Все места были заняты, народ дружно лакомился мороженым, стуча ложечками в креманках, но Варан не зря числился в «крученых». Своего приятеля с изнанки Москвы я обнаружил за столиком в углу, хотя признал не сразу – в светлом костюмчике, да при галстуке Варан выглядел слегка хиппующим интуристом.
Расслабленно кивнув мне, он подбородком указал на стул, и вскинул руку, подзывая бойкую официантку.
– Тебе чего – «Космос» или «Марс»? – обернулся он ко мне.
– А разница?
– «Космос» – с орешками.
– Не люблю орешков.
– Танечка, «Марс» и… «Шампань-коблер» будешь?
– Наливай!
Хихикавшая официантка обернулась быстро, поставив передо мною вазочку с шариками пломбира, политыми шоколадом, и высоким стаканом, в котором играл коктейль. Сделав глоток, я поднял брови. Недурно.

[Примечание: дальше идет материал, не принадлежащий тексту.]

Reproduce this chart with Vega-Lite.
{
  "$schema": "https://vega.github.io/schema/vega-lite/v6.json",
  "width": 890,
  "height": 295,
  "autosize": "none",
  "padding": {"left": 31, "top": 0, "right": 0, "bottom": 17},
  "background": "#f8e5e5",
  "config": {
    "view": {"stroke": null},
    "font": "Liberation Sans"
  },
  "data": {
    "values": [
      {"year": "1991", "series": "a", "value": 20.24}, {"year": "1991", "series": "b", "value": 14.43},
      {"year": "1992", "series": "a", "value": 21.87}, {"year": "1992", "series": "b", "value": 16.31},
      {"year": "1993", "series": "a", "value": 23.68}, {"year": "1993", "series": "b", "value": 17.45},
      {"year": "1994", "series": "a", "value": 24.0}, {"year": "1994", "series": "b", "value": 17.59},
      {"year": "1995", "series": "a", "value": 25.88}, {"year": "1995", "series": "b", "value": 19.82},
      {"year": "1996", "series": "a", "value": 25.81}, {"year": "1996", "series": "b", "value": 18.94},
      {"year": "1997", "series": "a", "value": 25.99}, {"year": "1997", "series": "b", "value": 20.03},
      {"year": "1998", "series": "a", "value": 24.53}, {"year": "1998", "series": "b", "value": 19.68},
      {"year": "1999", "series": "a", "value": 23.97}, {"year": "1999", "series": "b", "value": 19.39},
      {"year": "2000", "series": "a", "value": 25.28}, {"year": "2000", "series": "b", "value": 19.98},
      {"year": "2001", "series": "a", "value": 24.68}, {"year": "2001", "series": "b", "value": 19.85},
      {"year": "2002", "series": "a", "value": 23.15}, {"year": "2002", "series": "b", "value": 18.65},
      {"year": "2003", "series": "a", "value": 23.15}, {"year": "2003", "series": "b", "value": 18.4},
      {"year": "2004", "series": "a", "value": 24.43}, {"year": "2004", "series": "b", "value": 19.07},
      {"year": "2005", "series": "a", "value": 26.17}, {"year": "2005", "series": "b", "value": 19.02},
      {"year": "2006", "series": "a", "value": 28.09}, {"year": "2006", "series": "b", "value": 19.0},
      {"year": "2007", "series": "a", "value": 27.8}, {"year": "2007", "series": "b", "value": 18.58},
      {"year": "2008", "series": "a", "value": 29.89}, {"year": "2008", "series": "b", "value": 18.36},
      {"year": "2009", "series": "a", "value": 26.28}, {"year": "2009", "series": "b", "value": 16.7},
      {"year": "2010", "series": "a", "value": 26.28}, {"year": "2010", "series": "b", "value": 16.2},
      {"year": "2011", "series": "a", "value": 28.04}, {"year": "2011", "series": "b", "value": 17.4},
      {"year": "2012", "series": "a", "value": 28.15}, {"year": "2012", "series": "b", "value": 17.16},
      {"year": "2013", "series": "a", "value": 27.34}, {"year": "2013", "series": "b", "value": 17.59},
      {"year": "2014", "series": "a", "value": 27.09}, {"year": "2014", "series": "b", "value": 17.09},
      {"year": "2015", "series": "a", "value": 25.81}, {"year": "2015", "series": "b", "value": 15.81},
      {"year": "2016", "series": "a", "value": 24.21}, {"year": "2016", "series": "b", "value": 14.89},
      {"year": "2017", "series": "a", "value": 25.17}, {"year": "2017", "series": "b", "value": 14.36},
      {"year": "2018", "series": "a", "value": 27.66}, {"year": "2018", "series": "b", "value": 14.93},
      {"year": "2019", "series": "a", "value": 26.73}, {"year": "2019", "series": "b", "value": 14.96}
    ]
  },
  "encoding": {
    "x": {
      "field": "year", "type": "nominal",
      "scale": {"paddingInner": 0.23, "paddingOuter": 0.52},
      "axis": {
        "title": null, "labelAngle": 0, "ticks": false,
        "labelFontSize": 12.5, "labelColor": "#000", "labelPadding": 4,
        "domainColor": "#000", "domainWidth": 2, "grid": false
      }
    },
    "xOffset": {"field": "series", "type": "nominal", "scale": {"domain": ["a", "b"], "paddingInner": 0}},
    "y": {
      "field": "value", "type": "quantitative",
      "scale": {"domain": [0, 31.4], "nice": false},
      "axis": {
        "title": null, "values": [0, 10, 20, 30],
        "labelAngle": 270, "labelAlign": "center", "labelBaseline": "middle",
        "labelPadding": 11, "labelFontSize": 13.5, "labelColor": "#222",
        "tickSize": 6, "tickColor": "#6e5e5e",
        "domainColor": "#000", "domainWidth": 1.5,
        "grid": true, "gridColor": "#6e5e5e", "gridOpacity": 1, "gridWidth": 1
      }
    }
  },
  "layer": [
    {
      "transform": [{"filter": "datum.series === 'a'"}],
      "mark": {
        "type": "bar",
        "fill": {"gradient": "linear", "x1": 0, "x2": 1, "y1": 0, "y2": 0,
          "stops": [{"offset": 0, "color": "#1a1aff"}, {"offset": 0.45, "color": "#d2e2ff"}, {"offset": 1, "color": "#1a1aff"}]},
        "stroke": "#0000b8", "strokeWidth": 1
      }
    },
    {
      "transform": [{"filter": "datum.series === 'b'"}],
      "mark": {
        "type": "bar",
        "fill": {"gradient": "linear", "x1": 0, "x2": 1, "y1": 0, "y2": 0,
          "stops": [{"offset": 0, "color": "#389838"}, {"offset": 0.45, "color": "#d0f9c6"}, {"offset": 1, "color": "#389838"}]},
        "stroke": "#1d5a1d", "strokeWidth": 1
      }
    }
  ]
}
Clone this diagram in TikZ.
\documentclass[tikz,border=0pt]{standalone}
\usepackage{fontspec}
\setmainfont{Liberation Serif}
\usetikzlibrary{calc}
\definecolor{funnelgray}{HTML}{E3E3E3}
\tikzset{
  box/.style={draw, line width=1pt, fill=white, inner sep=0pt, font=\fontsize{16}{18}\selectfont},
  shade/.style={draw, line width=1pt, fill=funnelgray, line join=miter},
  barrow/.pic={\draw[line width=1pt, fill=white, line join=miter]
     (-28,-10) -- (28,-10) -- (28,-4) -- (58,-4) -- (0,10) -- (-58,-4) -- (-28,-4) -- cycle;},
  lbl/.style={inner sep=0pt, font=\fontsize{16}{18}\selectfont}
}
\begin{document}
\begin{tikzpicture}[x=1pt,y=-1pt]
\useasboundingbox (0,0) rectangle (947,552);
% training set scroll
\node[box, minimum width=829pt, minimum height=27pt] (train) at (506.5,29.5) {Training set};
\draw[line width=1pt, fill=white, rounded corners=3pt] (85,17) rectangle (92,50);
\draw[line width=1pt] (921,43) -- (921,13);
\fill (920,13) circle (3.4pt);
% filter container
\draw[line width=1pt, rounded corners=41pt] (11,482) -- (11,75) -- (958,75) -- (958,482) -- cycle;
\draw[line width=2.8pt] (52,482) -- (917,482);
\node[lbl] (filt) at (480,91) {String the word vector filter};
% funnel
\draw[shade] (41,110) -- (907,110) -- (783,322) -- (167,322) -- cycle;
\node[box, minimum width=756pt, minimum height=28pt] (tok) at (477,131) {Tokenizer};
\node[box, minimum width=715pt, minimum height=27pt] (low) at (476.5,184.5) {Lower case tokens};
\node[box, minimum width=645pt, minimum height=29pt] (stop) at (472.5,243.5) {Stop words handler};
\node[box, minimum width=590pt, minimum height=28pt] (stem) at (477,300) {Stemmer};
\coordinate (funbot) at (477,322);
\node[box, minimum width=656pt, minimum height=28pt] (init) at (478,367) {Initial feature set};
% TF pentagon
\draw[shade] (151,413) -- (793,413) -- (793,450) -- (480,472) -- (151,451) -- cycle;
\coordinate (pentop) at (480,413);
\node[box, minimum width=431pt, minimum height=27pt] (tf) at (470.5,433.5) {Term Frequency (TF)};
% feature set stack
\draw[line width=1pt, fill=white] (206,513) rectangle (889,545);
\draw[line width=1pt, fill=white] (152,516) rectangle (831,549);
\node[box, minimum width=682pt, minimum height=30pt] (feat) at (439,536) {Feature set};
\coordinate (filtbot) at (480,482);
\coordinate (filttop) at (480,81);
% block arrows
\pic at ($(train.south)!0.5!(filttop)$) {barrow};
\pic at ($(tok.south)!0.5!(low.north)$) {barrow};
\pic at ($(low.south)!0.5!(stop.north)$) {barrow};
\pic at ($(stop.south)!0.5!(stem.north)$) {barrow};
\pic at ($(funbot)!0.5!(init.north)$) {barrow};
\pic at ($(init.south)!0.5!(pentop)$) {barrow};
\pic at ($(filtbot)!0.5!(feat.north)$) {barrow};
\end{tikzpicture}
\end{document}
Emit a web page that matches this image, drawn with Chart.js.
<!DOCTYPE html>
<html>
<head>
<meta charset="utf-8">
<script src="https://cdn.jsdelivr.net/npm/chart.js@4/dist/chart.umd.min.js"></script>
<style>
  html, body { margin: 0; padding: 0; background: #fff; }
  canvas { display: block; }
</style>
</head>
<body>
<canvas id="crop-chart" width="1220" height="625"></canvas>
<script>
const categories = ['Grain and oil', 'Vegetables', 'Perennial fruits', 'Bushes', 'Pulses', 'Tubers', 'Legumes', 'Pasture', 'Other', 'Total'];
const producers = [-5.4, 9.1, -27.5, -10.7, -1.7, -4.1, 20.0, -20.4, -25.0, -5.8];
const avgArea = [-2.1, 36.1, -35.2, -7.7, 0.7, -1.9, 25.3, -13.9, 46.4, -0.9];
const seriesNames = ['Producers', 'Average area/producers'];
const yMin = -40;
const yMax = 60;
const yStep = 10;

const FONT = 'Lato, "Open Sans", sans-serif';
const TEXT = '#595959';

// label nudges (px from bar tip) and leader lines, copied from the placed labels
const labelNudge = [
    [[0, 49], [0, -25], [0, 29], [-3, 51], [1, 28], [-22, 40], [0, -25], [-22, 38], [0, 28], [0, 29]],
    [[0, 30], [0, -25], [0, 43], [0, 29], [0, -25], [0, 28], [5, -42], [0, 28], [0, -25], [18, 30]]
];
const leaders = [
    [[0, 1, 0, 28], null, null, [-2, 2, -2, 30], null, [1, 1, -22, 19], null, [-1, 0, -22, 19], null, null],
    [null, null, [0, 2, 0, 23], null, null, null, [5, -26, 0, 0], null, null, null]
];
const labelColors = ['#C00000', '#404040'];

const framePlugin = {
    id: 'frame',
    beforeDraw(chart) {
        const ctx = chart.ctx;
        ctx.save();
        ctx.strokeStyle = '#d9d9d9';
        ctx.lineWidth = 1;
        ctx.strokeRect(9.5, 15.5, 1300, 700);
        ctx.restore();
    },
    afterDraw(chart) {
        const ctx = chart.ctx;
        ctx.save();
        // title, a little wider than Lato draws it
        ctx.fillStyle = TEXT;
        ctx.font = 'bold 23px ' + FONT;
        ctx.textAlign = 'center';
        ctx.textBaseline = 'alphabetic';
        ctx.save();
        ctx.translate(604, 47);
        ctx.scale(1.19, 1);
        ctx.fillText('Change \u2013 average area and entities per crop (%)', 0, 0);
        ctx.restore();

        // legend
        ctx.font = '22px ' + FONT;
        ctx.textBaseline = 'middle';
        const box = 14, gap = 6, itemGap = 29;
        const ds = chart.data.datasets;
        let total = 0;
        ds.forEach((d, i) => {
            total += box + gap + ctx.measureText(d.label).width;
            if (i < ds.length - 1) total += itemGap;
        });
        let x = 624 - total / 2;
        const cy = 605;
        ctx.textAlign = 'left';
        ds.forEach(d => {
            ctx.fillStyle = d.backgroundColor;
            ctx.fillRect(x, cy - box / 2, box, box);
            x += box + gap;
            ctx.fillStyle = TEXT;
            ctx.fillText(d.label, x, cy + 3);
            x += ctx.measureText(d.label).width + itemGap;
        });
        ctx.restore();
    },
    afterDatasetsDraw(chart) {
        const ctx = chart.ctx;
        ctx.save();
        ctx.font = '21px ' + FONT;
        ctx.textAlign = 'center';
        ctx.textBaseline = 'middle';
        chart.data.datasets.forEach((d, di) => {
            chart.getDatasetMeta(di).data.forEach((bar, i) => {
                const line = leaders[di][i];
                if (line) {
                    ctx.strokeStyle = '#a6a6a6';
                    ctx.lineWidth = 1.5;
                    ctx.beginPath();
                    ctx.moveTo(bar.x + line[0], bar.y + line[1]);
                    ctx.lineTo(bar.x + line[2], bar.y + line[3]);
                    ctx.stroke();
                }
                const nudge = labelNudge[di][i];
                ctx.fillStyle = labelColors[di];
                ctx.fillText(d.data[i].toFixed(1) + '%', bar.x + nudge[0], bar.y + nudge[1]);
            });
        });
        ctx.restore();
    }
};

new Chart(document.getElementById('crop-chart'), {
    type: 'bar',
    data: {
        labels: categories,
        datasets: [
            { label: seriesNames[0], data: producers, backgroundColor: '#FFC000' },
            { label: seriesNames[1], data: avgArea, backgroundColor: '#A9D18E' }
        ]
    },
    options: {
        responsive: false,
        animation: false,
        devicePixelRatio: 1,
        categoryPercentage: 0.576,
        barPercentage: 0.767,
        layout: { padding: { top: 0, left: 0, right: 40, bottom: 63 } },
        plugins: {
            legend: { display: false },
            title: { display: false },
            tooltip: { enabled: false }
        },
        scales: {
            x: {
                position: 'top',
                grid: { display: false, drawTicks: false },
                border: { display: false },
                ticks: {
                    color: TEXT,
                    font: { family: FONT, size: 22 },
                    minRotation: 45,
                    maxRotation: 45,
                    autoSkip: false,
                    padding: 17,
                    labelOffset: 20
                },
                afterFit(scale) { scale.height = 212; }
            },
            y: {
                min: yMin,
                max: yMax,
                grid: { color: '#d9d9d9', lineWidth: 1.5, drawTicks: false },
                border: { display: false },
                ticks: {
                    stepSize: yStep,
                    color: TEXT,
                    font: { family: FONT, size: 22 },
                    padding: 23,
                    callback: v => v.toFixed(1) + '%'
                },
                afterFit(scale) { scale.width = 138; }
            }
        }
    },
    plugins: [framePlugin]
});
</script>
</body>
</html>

Для будущего секрет «Шампань-коблера» утрачен – лет через десять ликер «Южный» снимут с производства, а без него не тот букет.
– Махнемся?
– Махнемся! – улыбнулся Варан.
Я положил на стол сложенную сотенную, и визави тотчас же ее оприходовал. А мне придвинул коробку конфет, весьма увесистую для кондитерки.
– Три обоймы, – негромко прокомментировал «крученый». – Четвертной с тебя.
Я безропотно расстался с лиловой купюрой, снова, в который раз чувствуя неверный расклад. Мне не удавалось войти в резонанс с москвичами, что радовались Международному дню солидарности трудящихся, хотя общее оживление, вся эта цветастая круговерть и бесшабашная суматоха будоражили поневоле.